I feel pretty fortunate in that sense; obviously not fortunate to have broken my femur - I think without that I probably would have been able to do the Tour, but other than that I really benefited from the delay.
CC: Next year you move to a new team and you have spent your entire WorldTour career thus far with one program, so this is a pretty big change.
MW: Yes, definitely it is a big change. I've been really comfortable at EF and its many iterations. I've had a lot of support from them and I'm used to the environment, the people and the staff, the equipment, everything. So, it will be a dramatic change going over to Israel, but I think it is going to be good for me.
Working with Paulo [Saldanha, the Performance Director and Woods' long-time coach] and working under Sylvan [Adams, team owner, Canadian-Israeli business man] and with three other Canadians [Guillaume Boivin, James Piccoli and Alex Cataford] ... I think it is going to be only a benefit to my riding. I think there is more to improve on for me, and I hope to do that next year at ISN.
CC: You are joining the team at the same time as Chris Froome, a multi-time Tour winner.
MW: Totally, yeah. I think with Chris Froome and Dan Martin on board ... those are two guys my age or older but have a boatload more experience then I do; champions for years now. I think that in order for me to make an even higher step, a step where I am winning Monuments, is working with those guys and learning from them.
CC: It's obviously pretty early, but have you had a chance to talk Paulo and the team about what some of your major goals and races will be for the season?
MW: I've definitely had a chance to talk with Paulo. One of the reasons that I signed on with this team is my clear objective for next year - the Olympic Games. That's my main target and we are going to base the calendar around that.

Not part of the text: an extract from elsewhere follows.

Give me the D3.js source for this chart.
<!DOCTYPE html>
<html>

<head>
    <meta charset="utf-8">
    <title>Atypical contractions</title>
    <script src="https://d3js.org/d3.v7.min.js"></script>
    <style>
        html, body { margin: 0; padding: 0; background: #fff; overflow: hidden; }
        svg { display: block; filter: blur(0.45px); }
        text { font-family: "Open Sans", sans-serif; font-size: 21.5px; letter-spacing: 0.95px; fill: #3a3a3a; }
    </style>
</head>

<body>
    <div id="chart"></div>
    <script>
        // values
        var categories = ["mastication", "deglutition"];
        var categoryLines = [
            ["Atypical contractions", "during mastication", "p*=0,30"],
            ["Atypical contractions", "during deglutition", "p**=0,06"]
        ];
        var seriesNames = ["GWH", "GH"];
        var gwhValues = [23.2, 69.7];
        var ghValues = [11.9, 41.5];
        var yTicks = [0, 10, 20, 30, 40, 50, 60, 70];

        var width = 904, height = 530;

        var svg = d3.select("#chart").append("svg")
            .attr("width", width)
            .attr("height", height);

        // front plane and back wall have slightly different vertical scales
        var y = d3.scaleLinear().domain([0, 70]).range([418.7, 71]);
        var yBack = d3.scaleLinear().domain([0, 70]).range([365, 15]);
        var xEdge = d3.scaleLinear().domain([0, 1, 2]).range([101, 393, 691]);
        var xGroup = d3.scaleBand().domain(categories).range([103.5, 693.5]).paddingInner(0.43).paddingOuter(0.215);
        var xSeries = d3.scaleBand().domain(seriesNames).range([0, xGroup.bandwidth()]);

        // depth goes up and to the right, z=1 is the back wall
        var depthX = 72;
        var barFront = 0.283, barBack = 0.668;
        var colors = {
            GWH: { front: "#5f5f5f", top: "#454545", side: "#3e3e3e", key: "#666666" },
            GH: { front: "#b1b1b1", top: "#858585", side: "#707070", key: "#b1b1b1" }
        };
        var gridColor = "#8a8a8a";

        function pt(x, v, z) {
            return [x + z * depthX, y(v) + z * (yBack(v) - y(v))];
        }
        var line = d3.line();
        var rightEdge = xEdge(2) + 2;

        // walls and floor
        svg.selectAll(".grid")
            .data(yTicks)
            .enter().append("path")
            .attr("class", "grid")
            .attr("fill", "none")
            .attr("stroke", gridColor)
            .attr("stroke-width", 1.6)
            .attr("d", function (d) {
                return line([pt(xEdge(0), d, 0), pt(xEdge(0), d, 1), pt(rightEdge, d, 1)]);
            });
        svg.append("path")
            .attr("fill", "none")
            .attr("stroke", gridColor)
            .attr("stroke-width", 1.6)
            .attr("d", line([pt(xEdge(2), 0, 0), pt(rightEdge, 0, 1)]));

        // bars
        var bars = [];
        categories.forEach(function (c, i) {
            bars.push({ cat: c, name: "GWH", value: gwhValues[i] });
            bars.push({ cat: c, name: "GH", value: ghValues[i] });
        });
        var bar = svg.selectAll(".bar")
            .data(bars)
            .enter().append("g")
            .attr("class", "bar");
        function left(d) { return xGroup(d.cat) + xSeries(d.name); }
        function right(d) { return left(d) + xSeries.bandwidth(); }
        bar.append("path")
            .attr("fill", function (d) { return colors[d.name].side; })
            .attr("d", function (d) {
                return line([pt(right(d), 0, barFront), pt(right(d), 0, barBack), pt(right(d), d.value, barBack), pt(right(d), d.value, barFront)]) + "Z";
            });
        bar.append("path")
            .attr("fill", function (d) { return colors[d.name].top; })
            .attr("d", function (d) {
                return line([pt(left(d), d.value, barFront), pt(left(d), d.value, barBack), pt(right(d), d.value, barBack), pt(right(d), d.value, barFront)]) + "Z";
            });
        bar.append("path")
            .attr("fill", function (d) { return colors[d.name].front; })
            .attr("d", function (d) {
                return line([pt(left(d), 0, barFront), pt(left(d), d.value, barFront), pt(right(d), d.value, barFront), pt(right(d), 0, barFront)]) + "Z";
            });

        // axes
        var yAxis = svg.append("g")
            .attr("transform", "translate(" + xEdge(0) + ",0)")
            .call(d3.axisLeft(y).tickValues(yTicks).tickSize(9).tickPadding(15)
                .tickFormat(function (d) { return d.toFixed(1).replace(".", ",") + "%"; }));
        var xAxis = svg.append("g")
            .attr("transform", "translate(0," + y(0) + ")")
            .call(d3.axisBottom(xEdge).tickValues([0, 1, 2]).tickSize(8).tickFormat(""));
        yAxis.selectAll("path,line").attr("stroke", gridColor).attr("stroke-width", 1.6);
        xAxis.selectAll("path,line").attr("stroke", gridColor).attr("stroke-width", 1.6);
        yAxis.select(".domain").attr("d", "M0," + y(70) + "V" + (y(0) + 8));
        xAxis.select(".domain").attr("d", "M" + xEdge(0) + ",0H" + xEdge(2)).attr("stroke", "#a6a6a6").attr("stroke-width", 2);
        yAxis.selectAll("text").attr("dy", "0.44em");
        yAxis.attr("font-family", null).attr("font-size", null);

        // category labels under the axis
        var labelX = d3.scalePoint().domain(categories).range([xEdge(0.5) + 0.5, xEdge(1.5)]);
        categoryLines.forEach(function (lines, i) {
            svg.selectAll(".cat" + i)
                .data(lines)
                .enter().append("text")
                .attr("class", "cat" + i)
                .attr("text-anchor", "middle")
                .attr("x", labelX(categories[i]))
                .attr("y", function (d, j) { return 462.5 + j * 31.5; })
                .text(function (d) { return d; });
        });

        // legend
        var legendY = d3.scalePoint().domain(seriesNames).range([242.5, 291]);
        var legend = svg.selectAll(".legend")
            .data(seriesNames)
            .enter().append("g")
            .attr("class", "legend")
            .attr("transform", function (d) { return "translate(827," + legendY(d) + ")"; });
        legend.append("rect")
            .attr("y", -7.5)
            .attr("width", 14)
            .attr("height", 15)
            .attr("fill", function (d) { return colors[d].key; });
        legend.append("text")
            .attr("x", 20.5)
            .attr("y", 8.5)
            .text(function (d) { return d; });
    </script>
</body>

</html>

CC: So does that mean some early season Monuments and then you go to Olympic training? What about things like the Tour?
MW: I definitely want to do the Tour next year; I think that is going to be an important piece of preparing for the Olympics. The world championships this past season [in Imola, Italy] were a really good world championships for me and, I think, had I done the Tour, I would have had a nice result there, I could have repeated my medal performance of 2018 [bronze in Innsbruck, Austria].
But I didn't do the Tour, and I was just off of making the front group that was competing for medals. Every guy in that group attended the Tour, and I was the first guy over the [last] climb that hadn't done the Tour. I think that really showed that I was just missing that one last percentage point, and showed to me that I just can't miss the Tour next year.
CC: How long are you home in Canada before you head back to Europe and do your first camp with ISN?
MW: We arrived back here on November 30th and we are heading out on December 29th; we are going back to our home up in Andorra to prepare for the season. Obviously, I love it here, but with the weather the way it is, it is impossible to get the big miles I need to prepare for the season. This will give me lots of runway to prepare for my big early targets, which are the Ardennes [Amstel Gold race, La Fleche Wallonne and Liege-Bastogne-Liege].